Omit all pictures. Copy the rest of the material exactly.

--- start ---

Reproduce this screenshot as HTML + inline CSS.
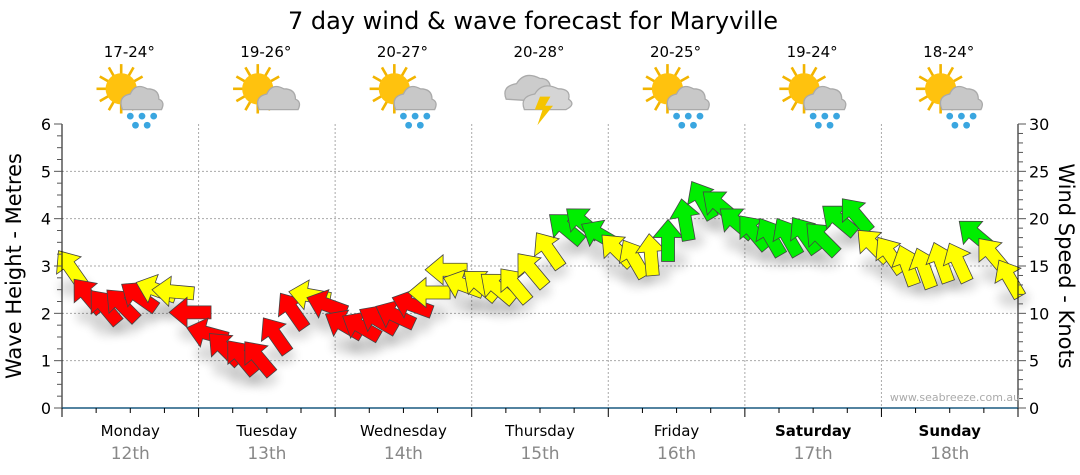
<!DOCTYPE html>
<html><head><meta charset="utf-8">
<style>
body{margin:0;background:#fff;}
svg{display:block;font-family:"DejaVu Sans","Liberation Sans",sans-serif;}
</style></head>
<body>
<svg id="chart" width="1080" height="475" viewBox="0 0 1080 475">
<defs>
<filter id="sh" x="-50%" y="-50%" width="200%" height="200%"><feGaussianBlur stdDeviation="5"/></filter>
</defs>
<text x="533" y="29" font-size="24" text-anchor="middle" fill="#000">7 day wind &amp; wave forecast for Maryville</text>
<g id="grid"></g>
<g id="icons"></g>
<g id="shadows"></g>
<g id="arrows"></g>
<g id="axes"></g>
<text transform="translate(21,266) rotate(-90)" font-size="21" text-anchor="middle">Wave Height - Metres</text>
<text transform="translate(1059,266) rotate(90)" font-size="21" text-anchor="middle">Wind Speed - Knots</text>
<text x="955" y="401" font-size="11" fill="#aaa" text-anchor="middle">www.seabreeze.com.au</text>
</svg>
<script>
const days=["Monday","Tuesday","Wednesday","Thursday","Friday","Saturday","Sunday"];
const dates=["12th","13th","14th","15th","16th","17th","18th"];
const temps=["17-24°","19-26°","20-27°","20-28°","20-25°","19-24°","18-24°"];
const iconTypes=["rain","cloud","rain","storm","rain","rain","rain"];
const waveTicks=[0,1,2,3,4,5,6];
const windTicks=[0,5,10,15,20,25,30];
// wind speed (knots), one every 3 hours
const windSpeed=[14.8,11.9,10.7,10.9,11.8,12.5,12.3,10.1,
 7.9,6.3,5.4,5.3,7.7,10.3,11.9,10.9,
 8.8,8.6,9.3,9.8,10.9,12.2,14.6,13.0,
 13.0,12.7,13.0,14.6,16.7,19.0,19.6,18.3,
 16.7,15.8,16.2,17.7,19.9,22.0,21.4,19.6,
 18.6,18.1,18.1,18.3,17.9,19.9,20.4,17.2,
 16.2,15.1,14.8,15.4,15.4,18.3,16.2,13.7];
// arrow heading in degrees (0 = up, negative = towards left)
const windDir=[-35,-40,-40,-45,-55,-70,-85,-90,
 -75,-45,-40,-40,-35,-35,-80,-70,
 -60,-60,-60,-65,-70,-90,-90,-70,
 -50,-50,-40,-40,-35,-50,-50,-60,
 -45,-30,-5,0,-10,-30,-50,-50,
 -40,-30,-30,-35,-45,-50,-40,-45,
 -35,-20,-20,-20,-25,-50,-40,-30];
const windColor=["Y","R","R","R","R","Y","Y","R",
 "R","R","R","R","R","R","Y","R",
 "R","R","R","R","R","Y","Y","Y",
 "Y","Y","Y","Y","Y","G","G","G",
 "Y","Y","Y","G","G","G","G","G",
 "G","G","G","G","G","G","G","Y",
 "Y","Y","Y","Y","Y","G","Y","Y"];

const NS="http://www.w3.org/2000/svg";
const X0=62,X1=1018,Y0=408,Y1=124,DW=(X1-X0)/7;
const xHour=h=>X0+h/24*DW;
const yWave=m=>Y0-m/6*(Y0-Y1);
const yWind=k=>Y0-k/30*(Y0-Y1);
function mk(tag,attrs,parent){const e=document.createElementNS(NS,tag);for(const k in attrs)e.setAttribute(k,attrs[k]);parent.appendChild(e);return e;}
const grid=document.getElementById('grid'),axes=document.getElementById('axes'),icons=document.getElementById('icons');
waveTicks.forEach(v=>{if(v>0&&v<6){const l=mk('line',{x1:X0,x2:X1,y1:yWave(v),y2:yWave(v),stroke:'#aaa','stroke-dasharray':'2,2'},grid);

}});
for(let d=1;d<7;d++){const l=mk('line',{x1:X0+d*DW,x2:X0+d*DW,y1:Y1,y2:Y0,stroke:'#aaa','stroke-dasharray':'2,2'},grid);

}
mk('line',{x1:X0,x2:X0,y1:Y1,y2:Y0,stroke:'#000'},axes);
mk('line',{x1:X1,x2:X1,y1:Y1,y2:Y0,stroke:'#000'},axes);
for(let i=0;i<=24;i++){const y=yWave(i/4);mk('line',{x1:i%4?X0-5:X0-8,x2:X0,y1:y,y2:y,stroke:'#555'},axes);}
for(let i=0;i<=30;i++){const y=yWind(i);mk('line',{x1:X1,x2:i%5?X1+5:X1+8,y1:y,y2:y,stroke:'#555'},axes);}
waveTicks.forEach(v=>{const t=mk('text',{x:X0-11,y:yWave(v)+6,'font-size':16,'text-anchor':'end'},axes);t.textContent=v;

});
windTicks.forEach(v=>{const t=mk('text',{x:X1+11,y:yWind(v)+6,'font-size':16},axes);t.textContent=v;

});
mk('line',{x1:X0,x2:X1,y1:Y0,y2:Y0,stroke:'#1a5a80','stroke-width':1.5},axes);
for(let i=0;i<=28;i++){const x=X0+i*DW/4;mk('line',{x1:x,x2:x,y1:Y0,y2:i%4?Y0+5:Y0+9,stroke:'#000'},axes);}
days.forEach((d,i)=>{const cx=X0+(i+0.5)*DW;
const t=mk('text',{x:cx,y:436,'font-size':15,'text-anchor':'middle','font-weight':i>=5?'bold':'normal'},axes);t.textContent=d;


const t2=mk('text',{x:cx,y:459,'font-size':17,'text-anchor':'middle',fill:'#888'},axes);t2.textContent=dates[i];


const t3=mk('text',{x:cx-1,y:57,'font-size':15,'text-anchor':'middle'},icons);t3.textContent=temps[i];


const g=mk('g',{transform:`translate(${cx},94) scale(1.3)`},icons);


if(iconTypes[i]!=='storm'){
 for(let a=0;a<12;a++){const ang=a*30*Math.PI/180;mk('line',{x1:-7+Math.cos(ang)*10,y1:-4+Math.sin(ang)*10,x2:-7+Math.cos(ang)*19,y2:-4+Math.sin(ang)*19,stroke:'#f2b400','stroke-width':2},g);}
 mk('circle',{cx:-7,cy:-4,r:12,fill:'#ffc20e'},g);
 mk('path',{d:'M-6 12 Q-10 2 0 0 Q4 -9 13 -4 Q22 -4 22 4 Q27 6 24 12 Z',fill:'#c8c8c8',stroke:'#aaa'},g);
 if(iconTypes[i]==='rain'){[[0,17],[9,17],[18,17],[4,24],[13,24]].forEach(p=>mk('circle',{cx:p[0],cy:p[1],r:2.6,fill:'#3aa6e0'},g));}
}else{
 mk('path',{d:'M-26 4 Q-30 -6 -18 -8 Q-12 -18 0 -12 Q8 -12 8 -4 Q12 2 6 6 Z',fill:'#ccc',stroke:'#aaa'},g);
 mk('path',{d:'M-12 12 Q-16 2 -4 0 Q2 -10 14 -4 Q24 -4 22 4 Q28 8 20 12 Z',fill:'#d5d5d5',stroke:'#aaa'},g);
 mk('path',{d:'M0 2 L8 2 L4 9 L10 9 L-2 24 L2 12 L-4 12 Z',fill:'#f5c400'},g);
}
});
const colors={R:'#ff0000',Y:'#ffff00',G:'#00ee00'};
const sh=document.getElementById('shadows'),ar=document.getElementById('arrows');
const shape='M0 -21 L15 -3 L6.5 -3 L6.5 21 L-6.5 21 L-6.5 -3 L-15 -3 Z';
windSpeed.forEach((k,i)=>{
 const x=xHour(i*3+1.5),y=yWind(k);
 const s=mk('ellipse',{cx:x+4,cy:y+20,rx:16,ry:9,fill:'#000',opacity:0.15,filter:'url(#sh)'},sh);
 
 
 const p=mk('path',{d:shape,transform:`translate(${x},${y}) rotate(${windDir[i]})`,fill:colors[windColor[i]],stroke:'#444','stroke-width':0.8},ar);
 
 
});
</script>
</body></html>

--- end ---

# The result
Reproduce this screenshot as HTML + inline CSS.
<!DOCTYPE html>
<html><head><meta charset="utf-8">
<style>
body{margin:0;background:#fff;}
svg{display:block;font-family:"DejaVu Sans","Liberation Sans",sans-serif;}
</style></head>
<body>
<svg id="chart" width="1080" height="475" viewBox="0 0 1080 475">
<defs>
<filter id="sh" x="-50%" y="-50%" width="200%" height="200%"><feGaussianBlur stdDeviation="5"/></filter>
</defs>
<text x="533" y="29" font-size="24" text-anchor="middle" fill="#000">7 day wind &amp; wave forecast for Maryville</text>
<g id="grid"></g>
<g id="icons"></g>
<g id="shadows"></g>
<g id="arrows"></g>
<g id="axes"></g>
<text transform="translate(21,266) rotate(-90)" font-size="21" text-anchor="middle">Wave Height - Metres</text>
<text transform="translate(1059,266) rotate(90)" font-size="21" text-anchor="middle">Wind Speed - Knots</text>
<text x="955" y="401" font-size="11" fill="#aaa" text-anchor="middle">www.seabreeze.com.au</text>
</svg>
<script>
const days=["Monday","Tuesday","Wednesday","Thursday","Friday","Saturday","Sunday"];
const dates=["12th","13th","14th","15th","16th","17th","18th"];
const temps=["17-24°","19-26°","20-27°","20-28°","20-25°","19-24°","18-24°"];
const iconTypes=["rain","cloud","rain","storm","rain","rain","rain"];
const waveTicks=[0,1,2,3,4,5,6];
const windTicks=[0,5,10,15,20,25,30];
// wind speed (knots), one every 3 hours
const windSpeed=[14.8,11.9,10.7,10.9,11.8,12.5,12.3,10.1,
 7.9,6.3,5.4,5.3,7.7,10.3,11.9,10.9,
 8.8,8.6,9.3,9.8,10.9,12.2,14.6,13.0,
 13.0,12.7,13.0,14.6,16.7,19.0,19.6,18.3,
 16.7,15.8,16.2,17.7,19.9,22.0,21.4,19.6,
 18.6,18.1,18.1,18.3,17.9,19.9,20.4,17.2,
 16.2,15.1,14.8,15.4,15.4,18.3,16.2,13.7];
// arrow heading in degrees (0 = up, negative = towards left)
const windDir=[-35,-40,-40,-45,-55,-70,-85,-90,
 -75,-45,-40,-40,-35,-35,-80,-70,
 -60,-60,-60,-65,-70,-90,-90,-70,
 -50,-50,-40,-40,-35,-50,-50,-60,
 -45,-30,-5,0,-10,-30,-50,-50,
 -40,-30,-30,-35,-45,-50,-40,-45,
 -35,-20,-20,-20,-25,-50,-40,-30];
const windColor=["Y","R","R","R","R","Y","Y","R",
 "R","R","R","R","R","R","Y","R",
 "R","R","R","R","R","Y","Y","Y",
 "Y","Y","Y","Y","Y","G","G","G",
 "Y","Y","Y","G","G","G","G","G",
 "G","G","G","G","G","G","G","Y",
 "Y","Y","Y","Y","Y","G","Y","Y"];

const NS="http://www.w3.org/2000/svg";
const X0=62,X1=1018,Y0=408,Y1=124,DW=(X1-X0)/7;
const xHour=h=>X0+h/24*DW;
const yWave=m=>Y0-m/6*(Y0-Y1);
const yWind=k=>Y0-k/30*(Y0-Y1);
function mk(tag,attrs,parent){const e=document.createElementNS(NS,tag);for(const k in attrs)e.setAttribute(k,attrs[k]);parent.appendChild(e);return e;}
const grid=document.getElementById('grid'),axes=document.getElementById('axes'),icons=document.getElementById('icons');
waveTicks.forEach(v=>{if(v>0&&v<6){const l=mk('line',{x1:X0,x2:X1,y1:yWave(v),y2:yWave(v),stroke:'#aaa','stroke-dasharray':'2,2'},grid);

}});
for(let d=1;d<7;d++){const l=mk('line',{x1:X0+d*DW,x2:X0+d*DW,y1:Y1,y2:Y0,stroke:'#aaa','stroke-dasharray':'2,2'},grid);

}
mk('line',{x1:X0,x2:X0,y1:Y1,y2:Y0,stroke:'#000'},axes);
mk('line',{x1:X1,x2:X1,y1:Y1,y2:Y0,stroke:'#000'},axes);
for(let i=0;i<=24;i++){const y=yWave(i/4);mk('line',{x1:i%4?X0-5:X0-8,x2:X0,y1:y,y2:y,stroke:'#555'},axes);}
for(let i=0;i<=30;i++){const y=yWind(i);mk('line',{x1:X1,x2:i%5?X1+5:X1+8,y1:y,y2:y,stroke:'#555'},axes);}
waveTicks.forEach(v=>{const t=mk('text',{x:X0-11,y:yWave(v)+6,'font-size':16,'text-anchor':'end'},axes);t.textContent=v;

});
windTicks.forEach(v=>{const t=mk('text',{x:X1+11,y:yWind(v)+6,'font-size':16},axes);t.textContent=v;

});
mk('line',{x1:X0,x2:X1,y1:Y0,y2:Y0,stroke:'#1a5a80','stroke-width':1.5},axes);
for(let i=0;i<=28;i++){const x=X0+i*DW/4;mk('line',{x1:x,x2:x,y1:Y0,y2:i%4?Y0+5:Y0+9,stroke:'#000'},axes);}
days.forEach((d,i)=>{const cx=X0+(i+0.5)*DW;
const t=mk('text',{x:cx,y:436,'font-size':15,'text-anchor':'middle','font-weight':i>=5?'bold':'normal'},axes);t.textContent=d;


const t2=mk('text',{x:cx,y:459,'font-size':17,'text-anchor':'middle',fill:'#888'},axes);t2.textContent=dates[i];


const t3=mk('text',{x:cx-1,y:57,'font-size':15,'text-anchor':'middle'},icons);t3.textContent=temps[i];


const g=mk('g',{transform:`translate(${cx},94) scale(1.3)`},icons);


if(iconTypes[i]!=='storm'){
 for(let a=0;a<12;a++){const ang=a*30*Math.PI/180;mk('line',{x1:-7+Math.cos(ang)*10,y1:-4+Math.sin(ang)*10,x2:-7+Math.cos(ang)*19,y2:-4+Math.sin(ang)*19,stroke:'#f2b400','stroke-width':2},g);}
 mk('circle',{cx:-7,cy:-4,r:12,fill:'#ffc20e'},g);
 mk('path',{d:'M-6 12 Q-10 2 0 0 Q4 -9 13 -4 Q22 -4 22 4 Q27 6 24 12 Z',fill:'#c8c8c8',stroke:'#aaa'},g);
 if(iconTypes[i]==='rain'){[[0,17],[9,17],[18,17],[4,24],[13,24]].forEach(p=>mk('circle',{cx:p[0],cy:p[1],r:2.6,fill:'#3aa6e0'},g));}
}else{
 mk('path',{d:'M-26 4 Q-30 -6 -18 -8 Q-12 -18 0 -12 Q8 -12 8 -4 Q12 2 6 6 Z',fill:'#ccc',stroke:'#aaa'},g);
 mk('path',{d:'M-12 12 Q-16 2 -4 0 Q2 -10 14 -4 Q24 -4 22 4 Q28 8 20 12 Z',fill:'#d5d5d5',stroke:'#aaa'},g);
 mk('path',{d:'M0 2 L8 2 L4 9 L10 9 L-2 24 L2 12 L-4 12 Z',fill:'#f5c400'},g);
}
});
const colors={R:'#ff0000',Y:'#ffff00',G:'#00ee00'};
const sh=document.getElementById('shadows'),ar=document.getElementById('arrows');
const shape='M0 -21 L15 -3 L6.5 -3 L6.5 21 L-6.5 21 L-6.5 -3 L-15 -3 Z';
windSpeed.forEach((k,i)=>{
 const x=xHour(i*3+1.5),y=yWind(k);
 const s=mk('ellipse',{cx:x+4,cy:y+20,rx:16,ry:9,fill:'#000',opacity:0.15,filter:'url(#sh)'},sh);
 
 
 const p=mk('path',{d:shape,transform:`translate(${x},${y}) rotate(${windDir[i]})`,fill:colors[windColor[i]],stroke:'#444','stroke-width':0.8},ar);
 
 
});
</script>
</body></html>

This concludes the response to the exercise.